A estrada a ser aberta no deserto é a estrada do seguimento de Jesus na
pobreza, no dom de si e na solidariedade. É a estrada que leva a Belém e a
Nazaré, e desemboca no calvário. É a estrada que nos faz todas/os irmã/os (“Fratelli tutti”).
Que ninguém queira
substituir as sandálias do carpinteiro pelas botas dos soldados arrogantes ou a
Boa Notícia pelas ameaças dos idiotas de plantão! Seguimento de Jesus não rima
com intolerância nem com shopping.
Conservar as sandálias e abrir caminhos é preciso! Mas, até quando
conseguiremos manter viva essa convicção e essa esperança? A realidade parece desmentir
o que acreditamos, e a história parece não considerar nossas utopias. Que São
Pedro nos encoraje! “Para o Senhor um dia é como mil anos e mil anos é como um
dia”. Deus é paciente, mas nossa espera precisa ser conjugada com o imprescindível
empenho.
O/a discípulo/a não
encontra segurança senão na voz do Mestre, e o/a missionário/a só pode contar
com o poder da Palavra.

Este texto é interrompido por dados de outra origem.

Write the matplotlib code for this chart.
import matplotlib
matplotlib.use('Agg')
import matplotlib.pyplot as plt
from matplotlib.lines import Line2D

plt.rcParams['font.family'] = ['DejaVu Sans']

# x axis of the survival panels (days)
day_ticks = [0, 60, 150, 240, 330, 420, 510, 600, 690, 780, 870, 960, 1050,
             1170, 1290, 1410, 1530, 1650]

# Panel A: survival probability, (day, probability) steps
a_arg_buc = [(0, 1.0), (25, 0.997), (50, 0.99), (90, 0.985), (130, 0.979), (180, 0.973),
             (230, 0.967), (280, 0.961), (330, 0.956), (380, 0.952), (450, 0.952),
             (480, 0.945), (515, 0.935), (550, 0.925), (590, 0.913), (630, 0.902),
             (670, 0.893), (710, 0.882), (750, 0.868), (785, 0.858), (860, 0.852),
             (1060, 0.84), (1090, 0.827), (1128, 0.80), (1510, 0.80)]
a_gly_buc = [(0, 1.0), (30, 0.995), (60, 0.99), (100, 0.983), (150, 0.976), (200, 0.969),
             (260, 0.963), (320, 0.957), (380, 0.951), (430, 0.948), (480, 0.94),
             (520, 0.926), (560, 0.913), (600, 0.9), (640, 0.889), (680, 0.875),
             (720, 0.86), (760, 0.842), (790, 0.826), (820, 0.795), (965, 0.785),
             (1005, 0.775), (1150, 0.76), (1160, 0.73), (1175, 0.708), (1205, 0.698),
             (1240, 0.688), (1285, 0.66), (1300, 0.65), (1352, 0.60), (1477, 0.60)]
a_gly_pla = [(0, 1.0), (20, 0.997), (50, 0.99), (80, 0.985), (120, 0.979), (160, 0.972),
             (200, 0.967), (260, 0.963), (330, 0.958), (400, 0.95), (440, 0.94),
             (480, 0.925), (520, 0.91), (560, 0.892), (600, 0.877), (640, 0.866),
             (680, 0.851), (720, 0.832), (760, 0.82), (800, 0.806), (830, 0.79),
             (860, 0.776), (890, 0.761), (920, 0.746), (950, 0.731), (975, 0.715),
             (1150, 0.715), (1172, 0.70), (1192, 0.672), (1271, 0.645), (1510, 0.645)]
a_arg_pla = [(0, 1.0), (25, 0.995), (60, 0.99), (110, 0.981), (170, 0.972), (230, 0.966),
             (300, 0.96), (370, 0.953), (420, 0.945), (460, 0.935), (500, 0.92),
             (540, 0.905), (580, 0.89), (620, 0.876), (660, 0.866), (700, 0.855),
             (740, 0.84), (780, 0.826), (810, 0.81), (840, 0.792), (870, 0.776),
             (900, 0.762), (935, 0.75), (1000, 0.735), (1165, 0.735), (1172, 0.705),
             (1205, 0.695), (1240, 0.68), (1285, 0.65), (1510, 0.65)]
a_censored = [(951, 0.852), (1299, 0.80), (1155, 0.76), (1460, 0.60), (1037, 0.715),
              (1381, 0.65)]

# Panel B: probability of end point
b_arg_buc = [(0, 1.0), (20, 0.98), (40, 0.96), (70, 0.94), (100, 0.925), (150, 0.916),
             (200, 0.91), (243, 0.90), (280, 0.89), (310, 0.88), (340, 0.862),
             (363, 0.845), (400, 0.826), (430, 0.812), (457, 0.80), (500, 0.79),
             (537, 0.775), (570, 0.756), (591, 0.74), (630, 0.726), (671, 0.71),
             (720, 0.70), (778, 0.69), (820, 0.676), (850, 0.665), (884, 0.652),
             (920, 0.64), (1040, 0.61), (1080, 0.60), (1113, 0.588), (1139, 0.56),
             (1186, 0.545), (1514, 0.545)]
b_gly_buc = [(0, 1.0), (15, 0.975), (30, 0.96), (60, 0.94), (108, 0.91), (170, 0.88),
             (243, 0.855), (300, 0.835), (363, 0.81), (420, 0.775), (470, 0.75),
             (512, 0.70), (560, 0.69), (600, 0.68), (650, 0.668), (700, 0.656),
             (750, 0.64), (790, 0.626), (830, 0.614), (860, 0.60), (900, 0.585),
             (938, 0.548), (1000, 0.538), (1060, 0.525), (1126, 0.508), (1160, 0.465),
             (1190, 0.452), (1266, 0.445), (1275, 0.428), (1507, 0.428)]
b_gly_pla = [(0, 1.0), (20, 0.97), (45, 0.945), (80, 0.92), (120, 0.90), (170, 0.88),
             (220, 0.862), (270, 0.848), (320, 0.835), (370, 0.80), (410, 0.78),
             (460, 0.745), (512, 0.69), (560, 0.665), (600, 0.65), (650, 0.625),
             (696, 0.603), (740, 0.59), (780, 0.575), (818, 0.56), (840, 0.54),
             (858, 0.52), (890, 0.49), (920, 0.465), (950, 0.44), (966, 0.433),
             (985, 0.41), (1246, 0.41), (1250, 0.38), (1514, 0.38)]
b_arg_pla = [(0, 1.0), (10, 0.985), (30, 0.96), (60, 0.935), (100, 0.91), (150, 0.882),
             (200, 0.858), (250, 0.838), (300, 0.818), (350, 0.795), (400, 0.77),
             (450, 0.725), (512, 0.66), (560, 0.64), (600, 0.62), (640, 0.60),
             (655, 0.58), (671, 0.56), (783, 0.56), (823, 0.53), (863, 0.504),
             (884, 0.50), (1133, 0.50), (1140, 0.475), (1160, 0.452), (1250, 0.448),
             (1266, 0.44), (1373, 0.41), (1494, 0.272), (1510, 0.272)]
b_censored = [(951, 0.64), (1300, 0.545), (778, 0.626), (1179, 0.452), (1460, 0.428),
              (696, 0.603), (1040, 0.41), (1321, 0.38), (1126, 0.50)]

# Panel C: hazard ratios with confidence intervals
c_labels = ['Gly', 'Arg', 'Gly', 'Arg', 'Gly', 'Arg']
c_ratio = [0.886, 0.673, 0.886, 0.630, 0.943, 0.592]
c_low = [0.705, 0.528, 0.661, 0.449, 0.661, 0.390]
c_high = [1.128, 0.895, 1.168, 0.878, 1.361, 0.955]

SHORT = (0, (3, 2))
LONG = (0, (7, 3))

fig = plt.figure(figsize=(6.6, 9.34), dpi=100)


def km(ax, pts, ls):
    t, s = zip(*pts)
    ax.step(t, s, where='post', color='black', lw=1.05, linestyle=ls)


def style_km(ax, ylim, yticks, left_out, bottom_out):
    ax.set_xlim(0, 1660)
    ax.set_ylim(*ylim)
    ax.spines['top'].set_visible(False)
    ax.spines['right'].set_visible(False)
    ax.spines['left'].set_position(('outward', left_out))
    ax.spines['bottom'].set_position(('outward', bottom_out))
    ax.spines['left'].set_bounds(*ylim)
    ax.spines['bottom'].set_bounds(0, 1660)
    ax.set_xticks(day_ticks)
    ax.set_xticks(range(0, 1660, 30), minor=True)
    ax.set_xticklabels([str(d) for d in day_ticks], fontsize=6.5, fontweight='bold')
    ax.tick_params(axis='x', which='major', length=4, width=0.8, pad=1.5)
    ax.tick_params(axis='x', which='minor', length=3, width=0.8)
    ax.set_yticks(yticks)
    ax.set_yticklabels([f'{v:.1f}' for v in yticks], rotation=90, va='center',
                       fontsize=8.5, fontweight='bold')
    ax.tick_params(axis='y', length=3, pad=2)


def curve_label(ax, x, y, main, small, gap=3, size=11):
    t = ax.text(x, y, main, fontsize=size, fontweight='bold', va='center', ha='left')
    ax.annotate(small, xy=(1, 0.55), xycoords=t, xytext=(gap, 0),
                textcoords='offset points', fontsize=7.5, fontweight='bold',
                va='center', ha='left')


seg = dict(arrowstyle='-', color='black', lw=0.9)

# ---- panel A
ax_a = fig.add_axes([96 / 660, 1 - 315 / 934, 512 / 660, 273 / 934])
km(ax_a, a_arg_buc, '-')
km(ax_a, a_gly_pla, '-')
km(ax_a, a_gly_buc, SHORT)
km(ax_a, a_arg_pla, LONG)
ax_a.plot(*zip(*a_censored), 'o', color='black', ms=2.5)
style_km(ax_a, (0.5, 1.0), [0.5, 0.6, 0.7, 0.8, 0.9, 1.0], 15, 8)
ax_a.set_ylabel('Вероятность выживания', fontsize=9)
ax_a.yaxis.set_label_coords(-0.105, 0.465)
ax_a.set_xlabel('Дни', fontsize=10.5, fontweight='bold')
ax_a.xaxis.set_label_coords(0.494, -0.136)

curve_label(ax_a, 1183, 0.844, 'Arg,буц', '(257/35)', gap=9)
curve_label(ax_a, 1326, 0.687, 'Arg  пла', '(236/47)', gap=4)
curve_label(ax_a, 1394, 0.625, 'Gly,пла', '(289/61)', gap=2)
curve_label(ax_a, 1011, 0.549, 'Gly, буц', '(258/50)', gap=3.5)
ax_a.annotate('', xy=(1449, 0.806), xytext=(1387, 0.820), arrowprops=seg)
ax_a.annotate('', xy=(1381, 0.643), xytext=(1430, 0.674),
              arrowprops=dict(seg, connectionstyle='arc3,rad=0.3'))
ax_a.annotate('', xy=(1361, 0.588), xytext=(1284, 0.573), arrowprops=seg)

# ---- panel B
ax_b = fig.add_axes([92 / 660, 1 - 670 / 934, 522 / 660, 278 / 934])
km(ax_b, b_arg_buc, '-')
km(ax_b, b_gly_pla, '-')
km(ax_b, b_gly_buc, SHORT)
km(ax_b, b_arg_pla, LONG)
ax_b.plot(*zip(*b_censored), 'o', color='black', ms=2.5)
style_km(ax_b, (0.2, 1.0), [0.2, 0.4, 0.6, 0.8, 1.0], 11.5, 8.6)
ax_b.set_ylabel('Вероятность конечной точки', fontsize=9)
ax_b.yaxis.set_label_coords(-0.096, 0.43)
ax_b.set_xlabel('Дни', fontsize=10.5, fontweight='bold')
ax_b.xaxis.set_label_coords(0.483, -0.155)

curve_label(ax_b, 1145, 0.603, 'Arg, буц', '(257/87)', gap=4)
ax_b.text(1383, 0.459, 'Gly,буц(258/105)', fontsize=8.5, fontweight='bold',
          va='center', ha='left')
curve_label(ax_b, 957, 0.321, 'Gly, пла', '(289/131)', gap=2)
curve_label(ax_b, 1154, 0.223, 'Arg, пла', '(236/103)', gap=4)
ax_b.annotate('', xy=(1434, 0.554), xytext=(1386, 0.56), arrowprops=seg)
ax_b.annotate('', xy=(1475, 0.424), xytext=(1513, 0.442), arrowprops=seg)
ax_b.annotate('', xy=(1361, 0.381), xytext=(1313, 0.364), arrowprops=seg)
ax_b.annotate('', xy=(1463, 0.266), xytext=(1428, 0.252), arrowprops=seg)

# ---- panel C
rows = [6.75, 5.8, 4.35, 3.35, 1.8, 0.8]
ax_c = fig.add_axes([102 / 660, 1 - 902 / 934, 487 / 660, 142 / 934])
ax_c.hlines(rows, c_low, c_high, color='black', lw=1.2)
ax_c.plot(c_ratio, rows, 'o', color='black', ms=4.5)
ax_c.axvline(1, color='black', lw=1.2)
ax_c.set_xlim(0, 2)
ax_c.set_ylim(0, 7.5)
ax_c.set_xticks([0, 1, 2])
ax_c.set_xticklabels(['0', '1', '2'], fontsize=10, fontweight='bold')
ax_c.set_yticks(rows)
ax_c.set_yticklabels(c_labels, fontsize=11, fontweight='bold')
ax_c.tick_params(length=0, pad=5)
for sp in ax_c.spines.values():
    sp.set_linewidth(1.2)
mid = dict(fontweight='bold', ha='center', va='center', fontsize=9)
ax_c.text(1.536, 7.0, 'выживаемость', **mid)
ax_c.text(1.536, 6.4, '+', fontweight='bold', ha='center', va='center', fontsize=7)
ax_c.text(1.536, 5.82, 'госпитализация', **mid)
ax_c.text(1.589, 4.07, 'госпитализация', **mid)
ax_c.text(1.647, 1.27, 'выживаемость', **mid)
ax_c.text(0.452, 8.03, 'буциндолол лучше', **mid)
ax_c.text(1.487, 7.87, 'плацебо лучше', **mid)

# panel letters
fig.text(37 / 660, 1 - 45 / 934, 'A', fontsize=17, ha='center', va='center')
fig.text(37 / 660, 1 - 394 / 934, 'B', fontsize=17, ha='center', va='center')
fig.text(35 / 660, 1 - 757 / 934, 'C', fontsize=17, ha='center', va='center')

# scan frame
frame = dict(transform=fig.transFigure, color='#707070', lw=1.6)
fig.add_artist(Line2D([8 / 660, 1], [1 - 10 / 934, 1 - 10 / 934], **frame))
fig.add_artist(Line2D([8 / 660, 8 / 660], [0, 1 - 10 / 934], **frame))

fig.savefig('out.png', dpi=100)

É com isso que queremos realmente trabalhar? É essa a
estrada que nos dispomos a abrir e trilhar? Recorrendo à linguagem apocalíptica,
Pedro chama a atenção para a provisoriedade do tempo e para a precariedade das
instituições: tudo o que parece sólido e definitivo se transformará em ruínas e
cinzas. Em meio a isso, os cristãos se mantêm firmes na esperança de novos céus
e nova terra nova, nos quais habite a Justiça. Mas precisamos antecipar esta
esperança em ações cotidianas.
Ou seja, precisamos
mantermo-nos firmes e ativos na esperança. Jesus, Maria e José também viveram
pacientemente a aparente demora da manifestação de Deus. A espera se converteu
em preparação e discernimento para acolher a ‘Hora’ de Deus. Enquanto
esperavam, lançaram raízes na periferia, mergulharam fundo na Palavra de Deus,
exercitaram generosamente o cuidado com os cordeiros fracos e com as ovelhas
gestantes. E fabricaram muitas sandálias: para pés masculinos, femininos,
infantis, jovens...
Deus pai e mãe, pastor terno e dedicado! Fecunda
nossos ouvidos com tua Palavra criadora e abre nossos lábios para que
proclamemos que estás vindo à casa nossa e tua, e que trazes nos braços teus
filhos e filhas mais queridos/as. Converte nosso coração e abre nossos olhos,
para que sejamos capazes de contemplar a delicada coreografia cósmica que
acompanha tua chegada aos desertos e periferias: a verdade brotando da terra e
a justiça se inclinando do céu; a misericórdia e a fidelidade dançando e a
justiça e a paz se abraçando. E põe em nossos pés as sandálias dos/as
peregrinos/as indomáveis! Assim seja! Amém!